Quizás hoy no sea tema relevante para los jóvenes que sistemáticamente se sienten en el medio del fuego cruzado de una controversia inacabable; sospechan sobre su importancia pero no captan las intenciones: la incongruencia de antiguos tupamaros que acceden a las máximas responsabilidades nacionales y que, sin embargo, siguen siendo denostados como criminales, sediciosos, terroristas.
De este cuadro confuso me surge una reflexión: después de 13 años de prisión –algunos en condiciones particularmente extremas–, los tupamaros, ese contingente heterogéneo de militantes políticos y luchadores sociales, nunca perdieron su identidad durante la reclusión (y tampoco la perdieron quienes se exiliaron en el exterior). La represión en las cárceles de hecho fortaleció esa identidad: a más represión, más cohesión. La acción psicológica durante períodos prolongados, y una cierta labor de inteligencia, doblegaron o afectaron a algunas docenas de prisioneros; si hubieran desarticulado esa identidad, quizás los represores habrían eliminado a miles.
Pero no fue así, no le encontraron la vuelta, en aquella opción que descartó la eliminación física, que recién se aplicó a partir de 1975 y que se cobró unas 200 vidas. Y la pervivencia de esa identidad (que no está directamente asociada a los aparatos políticos que encumbraron a algunos ex tupamaros notorios) es lo que le quita el sueño a la derecha.
El aterrizaje austral de Amodio –y su insospechada derivación– tuvo a mi juicio el objetivo de debilitar esa identidad, y por tanto el reflejo que ésta tiene en la sociedad y que ofrece la paradoja de que la gente apoya y elige criminales y terroristas.
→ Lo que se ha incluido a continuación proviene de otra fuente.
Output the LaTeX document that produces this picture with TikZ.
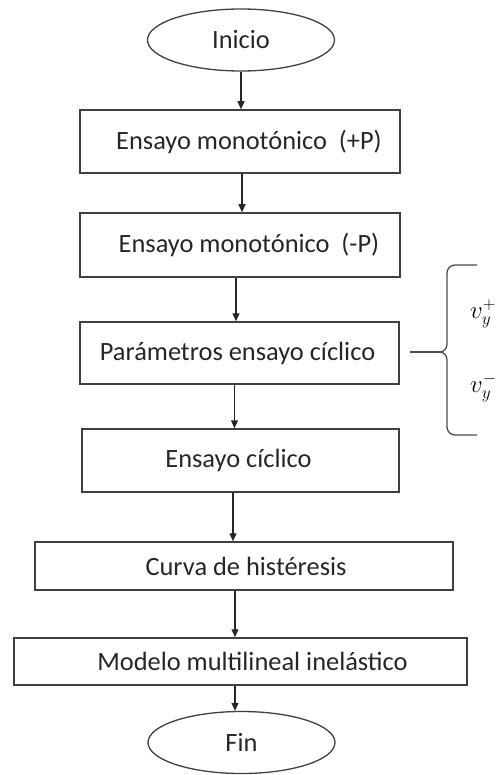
\documentclass[tikz,border=0pt]{standalone}
\usepackage{fontspec}
\setmainfont{Carlito}
\usepackage{tikz}
\usetikzlibrary{shapes.geometric, arrows.meta}
\tikzset{
    texto/.style  = {font=\fontsize{26.4}{30}\selectfont, text=black!85},
    caja/.style   = {draw=black!75, line width=1.5pt, rectangle, inner sep=0pt},
    elipse/.style = {draw=black!75, line width=1.3pt, ellipse, inner sep=0pt,
                     minimum width=187pt, minimum height=62pt, texto},
    flecha/.style = {-{Triangle[length=8pt, width=7pt]}, line width=1.2pt, black!85},
    llave/.style  = {draw=black!70, line width=1.3pt},
    param/.style  = {anchor=west, inner sep=0pt, font=\fontsize{23}{27}\selectfont},
}

\begin{document}
\begin{tikzpicture}[x=1pt, y=-1pt]
        \useasboundingbox (0,0) rectangle (498,775);
        % inicio y fin
        \node[elipse] (ini) at (241,40) {Inicio};
        \node[elipse] (fin) at (241.5,742.5) {Fin};
        % pasos del ensayo
        \node[caja, minimum width=320pt, minimum height=63pt,
              label={[texto, xshift=9pt]center:Ensayo monotónico\ \ (+P)}] (b1) at (240,141.5) {};
        \node[caja, minimum width=320pt, minimum height=64pt,
              label={[texto, xshift=9pt]center:Ensayo monotónico\ \ (-P)}] (b2) at (240,245) {};
        \node[caja, minimum width=319pt, minimum height=62pt,
              label={[texto, xshift=-2pt]center:Parámetros ensayo cíclico}] (b3) at (239.5,353) {};
        \node[caja, minimum width=317pt, minimum height=63pt,
              label={[texto, xshift=-2pt]center:Ensayo cíclico}] (b4) at (240.5,460.5) {};
        \node[caja, minimum width=418pt, minimum height=48pt,
              label={[texto, xshift=2pt]center:Curva de histéresis}] (b5) at (244,566) {};
        \node[caja, minimum width=453pt, minimum height=47pt,
              label={[texto, xshift=12pt]center:Modelo multilineal inelástico}] (b6) at (240.5,661.5) {};
        % flechas
        \draw[flecha] (ini.south) -- (ini.south |- b1.north);
        \draw[flecha] ([xshift=2pt]b1.south) -- ([xshift=2pt]b1.south |- b2.north);
        \draw[flecha] ([xshift=-4pt]b2.south) -- ([xshift=-4pt]b2.south |- b3.north);
        \draw[flecha] ([xshift=-5pt]b3.south) -- ([xshift=-5pt]b3.south |- b4.north);
        \draw[flecha] ([xshift=-7.5pt]b4.south) -- ([xshift=-7.5pt]b4.south |- b5.north);
        \draw[flecha] ([xshift=-9pt]b5.south) -- ([xshift=-9pt]b5.south |- b6.north);
        \draw[flecha] ([xshift=-5.5pt]b6.south) -- ([xshift=-5.5pt]b6.south |- fin.north);
        % llave con los parametros
        \coordinate (sal) at (410,352);
        \coordinate (pico) at (440,352);
        \draw[llave] (sal) -- (pico);
        \draw[llave] (477,265) -- (455,265) to[out=180, in=90] (447,273) -- (447,344)
            to[out=-90, in=0] (pico) to[out=0, in=90] (447,360) -- (447,427)
            to[out=-90, in=180] (455,435) -- (477,435);
        \node[param] (vmas) at (470,314) {$v_y^+$};
        \node[param] (vmenos) at (470,388) {$v_y^-$};
\end{tikzpicture}
\end{document}
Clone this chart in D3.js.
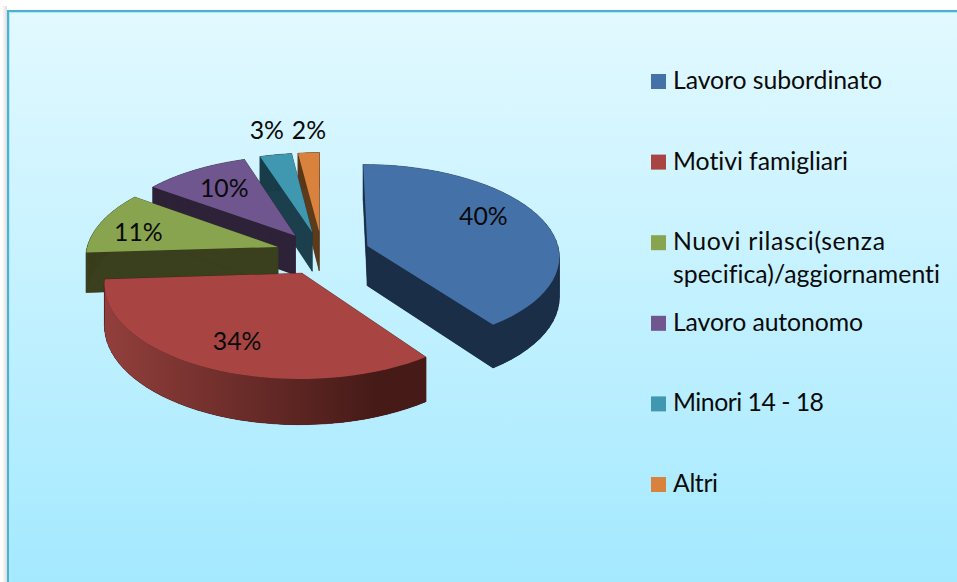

Amodio, y quienes lo trajeron, le pagaron el hotel, le escribieron su libro de “memorias”, apostaron a transformar a un traidor en un hipercrítico, con vistas a convertir aquella identidad –y su historia– en una abominable falsedad.
El procesamiento de Amodio revivió, en artículos de opinión, en las mesas de debate y en las “tertulias”, el viejo esquema de atribuir al Mln la responsabilidad del golpe de Estado y reiterar, por tanto, el tedioso debate sobre si el gobierno de Pacheco era o no una dictadura legal. En varios libros, el ex presidente Julio María Sanguinetti ha machacado en una reescritura de la historia que, como lo hizo durante su primer mandato, termina exculpando a los militares, porque nunca se sabe si han de volver a llamarlos.
Hasta ahora el esquema no ha dado resultados, pero sí ha quedado claro para la derecha que es necesario desmontar aquella identidad de una buena vez por todas. Por eso asistimos a una orquestada reproducción del tema a cargo de “analistas” y plumíferos que en las primeras de cambio pierden la compostura.